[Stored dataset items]
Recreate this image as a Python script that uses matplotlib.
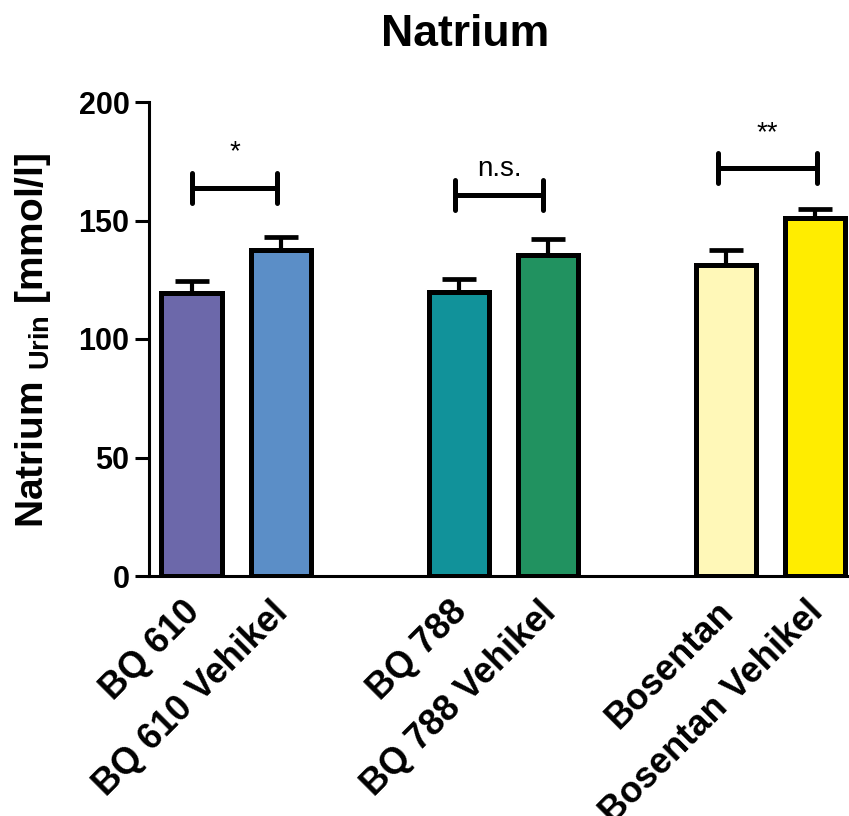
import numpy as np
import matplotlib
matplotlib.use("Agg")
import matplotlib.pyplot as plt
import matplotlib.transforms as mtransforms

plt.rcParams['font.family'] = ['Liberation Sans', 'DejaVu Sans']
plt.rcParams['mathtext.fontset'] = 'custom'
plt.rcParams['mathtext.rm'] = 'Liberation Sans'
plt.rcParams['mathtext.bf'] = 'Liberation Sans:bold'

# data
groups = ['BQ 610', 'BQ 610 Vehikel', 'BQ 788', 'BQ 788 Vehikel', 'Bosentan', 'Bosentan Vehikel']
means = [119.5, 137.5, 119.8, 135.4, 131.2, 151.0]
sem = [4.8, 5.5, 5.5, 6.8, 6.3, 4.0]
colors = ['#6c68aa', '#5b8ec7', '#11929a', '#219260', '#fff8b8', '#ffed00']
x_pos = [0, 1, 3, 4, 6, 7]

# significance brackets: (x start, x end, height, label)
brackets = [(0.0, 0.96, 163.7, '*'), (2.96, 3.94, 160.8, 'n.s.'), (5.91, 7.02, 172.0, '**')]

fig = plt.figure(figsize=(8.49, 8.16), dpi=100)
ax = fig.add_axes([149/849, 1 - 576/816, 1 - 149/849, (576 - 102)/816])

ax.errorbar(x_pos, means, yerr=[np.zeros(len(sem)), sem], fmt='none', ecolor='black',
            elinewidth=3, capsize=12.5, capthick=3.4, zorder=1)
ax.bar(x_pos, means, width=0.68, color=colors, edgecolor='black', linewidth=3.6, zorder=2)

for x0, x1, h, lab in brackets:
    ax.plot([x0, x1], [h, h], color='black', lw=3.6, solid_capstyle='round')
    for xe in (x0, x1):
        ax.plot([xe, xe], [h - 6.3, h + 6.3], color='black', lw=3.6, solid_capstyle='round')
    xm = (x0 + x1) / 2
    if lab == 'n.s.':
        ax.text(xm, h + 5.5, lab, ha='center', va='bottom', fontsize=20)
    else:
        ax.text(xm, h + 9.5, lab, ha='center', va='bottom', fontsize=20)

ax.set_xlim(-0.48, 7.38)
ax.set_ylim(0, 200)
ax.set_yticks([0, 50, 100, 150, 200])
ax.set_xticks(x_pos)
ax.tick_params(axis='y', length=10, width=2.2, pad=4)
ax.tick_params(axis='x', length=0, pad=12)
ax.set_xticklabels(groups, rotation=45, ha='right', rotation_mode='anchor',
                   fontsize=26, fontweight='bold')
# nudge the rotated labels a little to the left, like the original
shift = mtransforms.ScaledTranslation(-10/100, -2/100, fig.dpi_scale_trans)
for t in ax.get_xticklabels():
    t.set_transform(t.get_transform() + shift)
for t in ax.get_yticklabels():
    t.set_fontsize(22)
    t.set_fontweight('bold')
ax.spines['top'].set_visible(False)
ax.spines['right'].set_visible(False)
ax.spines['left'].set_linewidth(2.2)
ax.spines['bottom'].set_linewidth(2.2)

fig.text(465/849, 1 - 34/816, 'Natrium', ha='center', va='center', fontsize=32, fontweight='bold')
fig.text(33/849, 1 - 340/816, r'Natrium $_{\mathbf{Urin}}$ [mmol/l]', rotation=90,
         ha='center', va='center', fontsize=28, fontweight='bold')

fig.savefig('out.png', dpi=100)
---
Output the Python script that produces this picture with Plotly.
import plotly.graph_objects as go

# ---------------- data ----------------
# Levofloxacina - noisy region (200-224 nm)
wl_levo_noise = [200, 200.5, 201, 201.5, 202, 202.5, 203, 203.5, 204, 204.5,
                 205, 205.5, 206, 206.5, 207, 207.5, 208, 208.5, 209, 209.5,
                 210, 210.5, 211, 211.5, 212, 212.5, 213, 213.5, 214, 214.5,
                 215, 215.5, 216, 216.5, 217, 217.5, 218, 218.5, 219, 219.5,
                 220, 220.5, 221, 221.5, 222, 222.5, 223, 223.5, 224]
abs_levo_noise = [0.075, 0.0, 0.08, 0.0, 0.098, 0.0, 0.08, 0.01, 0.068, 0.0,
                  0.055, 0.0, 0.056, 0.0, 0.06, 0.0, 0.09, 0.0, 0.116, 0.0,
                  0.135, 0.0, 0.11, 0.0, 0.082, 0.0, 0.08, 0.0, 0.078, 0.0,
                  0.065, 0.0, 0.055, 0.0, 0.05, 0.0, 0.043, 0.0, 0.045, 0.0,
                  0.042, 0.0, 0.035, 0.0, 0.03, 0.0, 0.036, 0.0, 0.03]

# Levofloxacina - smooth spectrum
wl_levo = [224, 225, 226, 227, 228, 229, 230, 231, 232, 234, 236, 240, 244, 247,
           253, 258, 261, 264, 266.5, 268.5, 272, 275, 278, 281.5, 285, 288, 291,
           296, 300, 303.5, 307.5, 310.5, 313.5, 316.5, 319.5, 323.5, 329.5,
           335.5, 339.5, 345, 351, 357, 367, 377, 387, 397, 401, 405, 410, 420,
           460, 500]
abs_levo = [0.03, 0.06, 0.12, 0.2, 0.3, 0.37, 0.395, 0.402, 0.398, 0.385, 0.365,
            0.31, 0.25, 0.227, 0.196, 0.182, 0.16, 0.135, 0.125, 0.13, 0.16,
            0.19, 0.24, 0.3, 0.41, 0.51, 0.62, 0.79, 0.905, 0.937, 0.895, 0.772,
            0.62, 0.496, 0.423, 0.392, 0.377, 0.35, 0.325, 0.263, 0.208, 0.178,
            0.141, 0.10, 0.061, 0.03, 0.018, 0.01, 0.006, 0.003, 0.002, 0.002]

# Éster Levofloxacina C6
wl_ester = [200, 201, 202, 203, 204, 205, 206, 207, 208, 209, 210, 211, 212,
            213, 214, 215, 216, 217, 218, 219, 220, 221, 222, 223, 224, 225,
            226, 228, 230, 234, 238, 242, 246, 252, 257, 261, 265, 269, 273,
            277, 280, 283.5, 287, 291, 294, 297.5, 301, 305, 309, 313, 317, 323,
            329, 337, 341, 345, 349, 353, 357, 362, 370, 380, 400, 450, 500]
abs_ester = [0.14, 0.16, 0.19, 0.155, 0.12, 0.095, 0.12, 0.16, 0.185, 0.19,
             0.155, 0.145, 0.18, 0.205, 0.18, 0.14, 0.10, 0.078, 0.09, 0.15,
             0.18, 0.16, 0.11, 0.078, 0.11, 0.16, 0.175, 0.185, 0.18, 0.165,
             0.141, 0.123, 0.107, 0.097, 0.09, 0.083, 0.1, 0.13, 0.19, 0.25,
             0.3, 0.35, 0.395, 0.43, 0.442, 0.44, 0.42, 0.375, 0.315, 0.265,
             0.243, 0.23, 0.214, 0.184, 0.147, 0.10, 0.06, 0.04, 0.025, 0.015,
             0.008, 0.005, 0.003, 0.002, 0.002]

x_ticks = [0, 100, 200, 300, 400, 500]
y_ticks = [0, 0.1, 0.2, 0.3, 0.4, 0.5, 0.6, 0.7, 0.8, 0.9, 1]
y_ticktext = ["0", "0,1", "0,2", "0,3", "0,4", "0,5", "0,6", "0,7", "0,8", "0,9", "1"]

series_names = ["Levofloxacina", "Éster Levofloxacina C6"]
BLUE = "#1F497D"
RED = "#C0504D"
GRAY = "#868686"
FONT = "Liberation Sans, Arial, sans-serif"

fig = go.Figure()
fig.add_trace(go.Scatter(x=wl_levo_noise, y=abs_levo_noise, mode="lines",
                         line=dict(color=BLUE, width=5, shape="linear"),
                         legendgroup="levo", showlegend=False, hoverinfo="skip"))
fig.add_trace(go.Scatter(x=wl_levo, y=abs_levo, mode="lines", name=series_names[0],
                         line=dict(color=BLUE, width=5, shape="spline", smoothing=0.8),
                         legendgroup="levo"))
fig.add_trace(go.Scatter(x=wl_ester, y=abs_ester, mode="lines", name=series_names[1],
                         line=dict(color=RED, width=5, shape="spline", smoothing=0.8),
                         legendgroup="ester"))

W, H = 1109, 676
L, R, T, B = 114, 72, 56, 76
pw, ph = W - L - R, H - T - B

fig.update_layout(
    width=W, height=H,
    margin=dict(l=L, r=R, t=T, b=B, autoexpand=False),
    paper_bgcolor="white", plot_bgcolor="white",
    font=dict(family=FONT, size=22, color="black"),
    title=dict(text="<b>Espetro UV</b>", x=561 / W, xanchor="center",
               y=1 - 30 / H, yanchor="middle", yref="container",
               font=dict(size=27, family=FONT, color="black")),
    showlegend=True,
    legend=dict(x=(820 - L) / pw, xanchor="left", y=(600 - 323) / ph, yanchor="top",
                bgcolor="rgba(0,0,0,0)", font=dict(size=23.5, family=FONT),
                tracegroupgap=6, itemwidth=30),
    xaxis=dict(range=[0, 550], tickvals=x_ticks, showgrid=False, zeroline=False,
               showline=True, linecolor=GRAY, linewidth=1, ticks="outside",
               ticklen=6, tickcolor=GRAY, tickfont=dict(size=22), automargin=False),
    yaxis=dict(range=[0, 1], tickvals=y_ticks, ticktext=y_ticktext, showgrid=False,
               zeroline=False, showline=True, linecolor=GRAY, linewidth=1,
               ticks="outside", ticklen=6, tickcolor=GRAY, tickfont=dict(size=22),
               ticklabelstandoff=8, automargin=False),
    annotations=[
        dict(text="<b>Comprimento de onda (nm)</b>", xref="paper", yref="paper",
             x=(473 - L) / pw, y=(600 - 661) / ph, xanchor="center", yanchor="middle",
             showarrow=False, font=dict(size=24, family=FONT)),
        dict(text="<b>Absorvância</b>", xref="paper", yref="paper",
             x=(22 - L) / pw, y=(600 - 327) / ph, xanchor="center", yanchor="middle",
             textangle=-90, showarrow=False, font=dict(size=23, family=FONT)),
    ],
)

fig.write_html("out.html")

Exercise details:
Make an exact copy of the lines from the one holding "Recreate this image" through the one holding "import matplotlib.transforms as mtransforms", end lines included, without the pictures.

Response:
Recreate this image as a Python script that uses matplotlib.
import numpy as np
import matplotlib
matplotlib.use("Agg")
import matplotlib.pyplot as plt
import matplotlib.transforms as mtransforms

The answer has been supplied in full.